# first time story



## hoochfisher (Mar 17, 2010)

i just started predator hunting about two months ago. my first time out was with Mr. Mike. we went to one location and call in the beauty of a red fox in my avatar in less than five minutes. mike got him on the run. 
we went to our second location, a deep swampy area with heavy, heavy brush. we got set up and started calling. ran a hurt pup call for two minutes, listened and looked for two minutes, looked down and turned the call back on. looked up and had a huge male yote 10 yards from us! all you could see was an ear and chest. i was hunting with a 30.06, the only gun i owned at the time. got him in the scope and fired. i wish i had a pic to show for it, but i missed him! the only reasoning i can come up with is the brush deflected my shot into the unknown. i have since corrected the problem and got a 12 gauge! no more deflected shots!

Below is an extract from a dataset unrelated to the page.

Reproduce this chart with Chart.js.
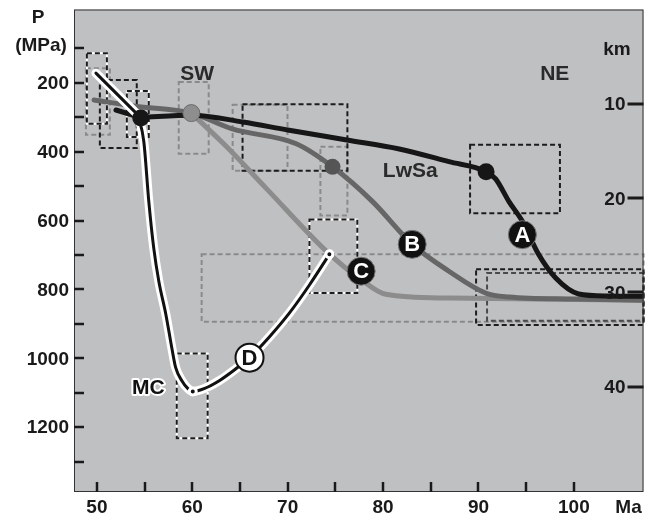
<!DOCTYPE html>
<html>
<head>
<meta charset="utf-8">
<script src="https://cdn.jsdelivr.net/npm/chart.js@4/dist/chart.umd.min.js"></script>
<style>
  html, body { margin: 0; padding: 0; background: #fff; }
  #grafico { display: block; }
</style>
</head>
<body>
<canvas id="grafico" width="653" height="518"></canvas>
<script>
// Trayectorias P-T-t (edad en Ma, presión en MPa)
// A: tramo recto inicial + curva
const edadA1 = [52.0, 54.6];
const presionA1 = [279, 301];
const edadA = [54.6, 60.0, 65.3, 70.0, 76.2, 81.7, 86.9, 90.8, 91.8, 93.2, 94.6, 96.3, 98.1, 100.5, 103.7, 107.3];
const presionA = [301, 294, 314, 337, 366, 392, 429, 458, 479, 545, 602, 698, 767, 813, 819, 820];

const edadB = [49.7, 54.0, 59.9, 64.2, 70.9, 74.7, 78.9, 83.1, 86.9, 90.8, 93.2, 100.0, 107.3];
const presionB = [250, 268, 288, 334, 377, 444, 545, 670, 747, 811, 822, 828, 831];

const edadC = [59.9, 63.5, 67.8, 74.4, 77.5, 80.3, 86.9, 107.3];
const presionC = [288, 383, 508, 698, 767, 814, 825, 831];

// D: tramo recto inicial + curva
const edadD1 = [49.9, 54.3];
const presionD1 = [172, 293];
const edadD = [54.3, 54.92, 55.44, 55.96, 56.49, 57.22, 57.85, 58.26, 58.89, 59.52, 60.05, 61.3, 62.87, 64.44, 66.0, 68.1, 70.19, 72.28, 74.37];
const presionD = [293, 371, 544, 680, 776, 871, 969, 1027, 1064, 1087, 1096, 1087, 1064, 1033, 998, 937, 868, 787, 698];

// Puntos destacados
const puntoNegroMa = [54.6, 90.8];
const puntoNegroP = [302, 458];
const puntoGrisMa = [59.9];
const puntoGrisP = [288];
const puntoOscuroMa = [74.7];
const puntoOscuroP = [444];
const puntoFinMa = [60.05, 74.37];
const puntoFinP = [1096, 698];

// Cajas de incertidumbre [edad min, edad max, P min, P max]
const cajasBlancoNegro = [[48.95, 51.05, 114, 319], [53.14, 55.44, 224, 357], [72.28, 77.3, 597, 810], [58.37, 61.61, 986, 1232]];
const cajasNegras = [[50.31, 54.18, 192, 389], [65.27, 76.26, 262, 455], [89.12, 98.54, 380, 579], [89.75, 107.3, 741, 903]];
const cajasGrises = [[48.85, 51.36, 158, 351], [58.58, 61.72, 198, 406], [64.23, 69.98, 264, 455], [73.43, 76.26, 386, 585], [60.98, 107.3, 698, 894]];
const cajasGrisOscuro = [[90.9, 107.3, 752, 891]];

// Etiquetas de trayectoria y textos
const etiquetas = ['A', 'B', 'C', 'D'];
const etiquetaMa = [94.6, 83.05, 77.7, 66.0];
const etiquetaP = [641, 669, 747, 998];
const textos = ['SW', 'NE', 'LwSa', 'MC'];
const textoMa = [60.5, 98.0, 82.85, 55.4];
const textoP = [175, 175, 458, 1087];

// Ticks
const ticksMa = [50, 60, 70, 80, 90, 100];
const ticksMaMenor = [55, 65, 75, 85, 95];
const ticksP = [200, 400, 600, 800, 1000, 1200];
const ticksPMenor = [100, 300, 500, 700, 900, 1100, 1300];
const ticksKm = [10, 20, 30, 40];

const pMin = -12.8, pMax = 1388;
function kmDeP(p) { return (p + 11.3) / 27.33; }

function puntos(xs, ys) {
  return xs.map((x, i) => ({ x: x, y: ys[i] }));
}

const FUENTE = 'bold 19px "Liberation Sans", Arial, sans-serif';
const FUENTE_TEXTO = 'bold 21px "Liberation Sans", Arial, sans-serif';

const pluginFigura = {
  id: 'figura',
  beforeDatasetsDraw(chart) {
    const ctx = chart.ctx;
    const a = chart.chartArea;
    const sx = chart.scales.x, sy = chart.scales.y;
    ctx.save();
    ctx.fillStyle = '#bfc0c2';
    ctx.fillRect(a.left, a.top, a.right - a.left, a.bottom - a.top);

    function caja(c, color, blanco) {
      const x0 = sx.getPixelForValue(c[0]), x1 = sx.getPixelForValue(c[1]);
      const y0 = sy.getPixelForValue(c[2]), y1 = sy.getPixelForValue(c[3]);
      ctx.lineWidth = 2;
      if (blanco) {
        ctx.setLineDash([]);
        ctx.strokeStyle = '#ffffff';
        ctx.strokeRect(x0, y0, x1 - x0, y1 - y0);
      }
      ctx.setLineDash([5, 3]);
      ctx.strokeStyle = color;
      ctx.strokeRect(x0, y0, x1 - x0, y1 - y0);
    }
    cajasGrises.forEach(c => caja(c, '#8a8a8a', false));
    cajasGrisOscuro.forEach(c => caja(c, '#4a4a4a', false));
    cajasNegras.forEach(c => caja(c, '#1c1c1c', false));
    cajasBlancoNegro.forEach(c => caja(c, '#1c1c1c', true));
    ctx.restore();
  },
  afterDatasetsDraw(chart) {
    const ctx = chart.ctx;
    const sx = chart.scales.x, sy = chart.scales.y;
    ctx.save();
    ctx.textAlign = 'center';
    ctx.textBaseline = 'middle';

    // etiquetas en círculo
    etiquetas.forEach((t, i) => {
      const x = sx.getPixelForValue(etiquetaMa[i]);
      const y = sy.getPixelForValue(etiquetaP[i]);
      ctx.beginPath();
      ctx.arc(x, y, 14, 0, Math.PI * 2);
      if (t === 'D') {
        ctx.fillStyle = '#ffffff';
        ctx.fill();
        ctx.lineWidth = 2;
        ctx.strokeStyle = '#111';
        ctx.stroke();
        ctx.fillStyle = '#111';
      } else {
        ctx.fillStyle = '#111';
        ctx.fill();
        ctx.lineWidth = 1;
        ctx.strokeStyle = '#777';
        ctx.stroke();
        ctx.fillStyle = '#ffffff';
      }
      ctx.font = 'bold 22px "Liberation Sans", Arial, sans-serif';
      ctx.fillText(t, x, y + 1);
    });

    // textos
    ctx.font = FUENTE_TEXTO;
    textos.forEach((t, i) => {
      const x = sx.getPixelForValue(textoMa[i]);
      const y = sy.getPixelForValue(textoP[i]);
      if (t === 'MC') {
        ctx.lineWidth = 4;
        ctx.strokeStyle = '#ffffff';
        ctx.lineJoin = 'round';
        ctx.strokeText(t, x, y);
        ctx.fillStyle = '#111';
      } else {
        ctx.fillStyle = '#2a2a2a';
      }
      ctx.fillText(t, x, y);
    });
    ctx.restore();
  },
  afterDraw(chart) {
    const ctx = chart.ctx;
    const a = chart.chartArea;
    const sx = chart.scales.x, sy = chart.scales.y, sk = chart.scales.km;
    ctx.save();
    ctx.strokeStyle = '#333';
    ctx.lineWidth = 1;
    ctx.strokeRect(a.left + 0.5, a.top + 0.5, a.right - a.left - 1, a.bottom - a.top - 1);

    ctx.strokeStyle = '#1a1a1a';
    ctx.fillStyle = '#1a1a1a';
    ctx.lineWidth = 2.5;
    ctx.font = FUENTE;

    // eje X
    ctx.textAlign = 'center';
    ctx.textBaseline = 'middle';
    ticksMa.concat(ticksMaMenor).forEach(v => {
      const x = Math.round(sx.getPixelForValue(v));
      ctx.beginPath();
      ctx.moveTo(x, a.bottom);
      ctx.lineTo(x, a.bottom - 10);
      ctx.stroke();
    });
    ticksMa.forEach(v => ctx.fillText(String(v), sx.getPixelForValue(v), a.bottom + 16));
    ctx.fillText('Ma', a.right - 15, a.bottom + 16);

    // eje P (izquierda)
    ticksP.concat(ticksPMenor).forEach(v => {
      const y = Math.round(sy.getPixelForValue(v));
      ctx.beginPath();
      ctx.moveTo(a.left, y);
      ctx.lineTo(a.left + 10, y);
      ctx.stroke();
    });
    ctx.textAlign = 'right';
    ticksP.forEach(v => ctx.fillText(String(v), a.left - 5, sy.getPixelForValue(v) + 1));
    ctx.textAlign = 'center';
    ctx.fillText('P', 38, 18);
    ctx.fillText('(MPa)', 41, 46);

    // eje km (derecha)
    ctx.lineWidth = 3;
    ticksKm.forEach(v => {
      const y = Math.round(sk.getPixelForValue(v));
      ctx.beginPath();
      ctx.moveTo(a.right - 16, y);
      ctx.lineTo(a.right, y);
      ctx.stroke();
    });
    ctx.textAlign = 'right';
    ticksKm.forEach(v => ctx.fillText(String(v), a.right - 18, sk.getPixelForValue(v) + 1));
    ctx.textAlign = 'center';
    ctx.fillText('km', 617, 50);
    ctx.restore();
  }
};

const linea = (datos, color, ancho, orden, recta) => ({
  type: 'line',
  data: datos,
  borderColor: color,
  borderWidth: ancho,
  pointRadius: 0,
  fill: false,
  tension: recta ? 0 : 0.4,
  cubicInterpolationMode: recta ? 'default' : 'monotone',
  borderCapStyle: 'round',
  borderJoinStyle: 'round',
  order: orden
});

const punto = (datos, relleno, radio, borde, anchoBorde, orden) => ({
  type: 'scatter',
  data: datos,
  backgroundColor: relleno,
  borderColor: borde,
  borderWidth: anchoBorde,
  pointRadius: radio,
  order: orden
});

new Chart(document.getElementById('grafico'), {
  type: 'line',
  data: {
    datasets: [
      punto(puntos(puntoFinMa, puntoFinP), '#111', 3.5, '#ffffff', 3, -4),
      punto(puntos(puntoNegroMa, puntoNegroP), '#161616', 8.5, '#161616', 0, -3),
      punto(puntos(puntoGrisMa, puntoGrisP), '#8e8e8e', 8.5, '#6a6a6a', 1, -2),
      punto(puntos(puntoOscuroMa, puntoOscuroP), '#555555', 8, '#555555', 0, -1),
      linea(puntos(edadD1, presionD1), '#111111', 3, 0, true),
      linea(puntos(edadD, presionD), '#111111', 3, 0, false),
      linea(puntos(edadD1, presionD1), '#ffffff', 9, 1, true),
      linea(puntos(edadD, presionD), '#ffffff', 9, 1, false),
      linea(puntos(edadA1, presionA1), '#161616', 5, 2, true),
      linea(puntos(edadA, presionA), '#161616', 5, 2, false),
      linea(puntos(edadB, presionB), '#666666', 5, 3, false),
      linea(puntos(edadC, presionC), '#8c8c8c', 5, 4, false)
    ]
  },
  options: {
    responsive: false,
    animation: false,
    devicePixelRatio: 1,
    layout: { padding: { left: 74, top: 7, right: 8, bottom: 26 } },
    plugins: { legend: { display: false }, tooltip: { enabled: false } },
    scales: {
      x: { type: 'linear', min: 47.6, max: 107.3, display: false },
      y: { type: 'linear', reverse: true, min: pMin, max: pMax, display: false },
      km: { type: 'linear', position: 'right', reverse: true, min: kmDeP(pMin), max: kmDeP(pMax), display: false }
    }
  },
  plugins: [pluginFigura]
});
</script>
</body>
</html>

looking forward to posting my success stories and hearing yours,
hooch


----------



## Mr Mike (Feb 5, 2010)

That was a fun time, lets do it again!!!


----------



## youngdon (Mar 10, 2010)

With a scope sitting an inch and a half to two inches higher than the bore at 10 yds if you didn't hold a little high you may have shot right under him. Add in nerves on your first trip and oh well live and learn.


----------



## tjc1230 (Mar 3, 2010)

Hey glad to hear you had a good time. I bet you are hooked on Yotes now ! LOL Tell Mike i said HI.


----------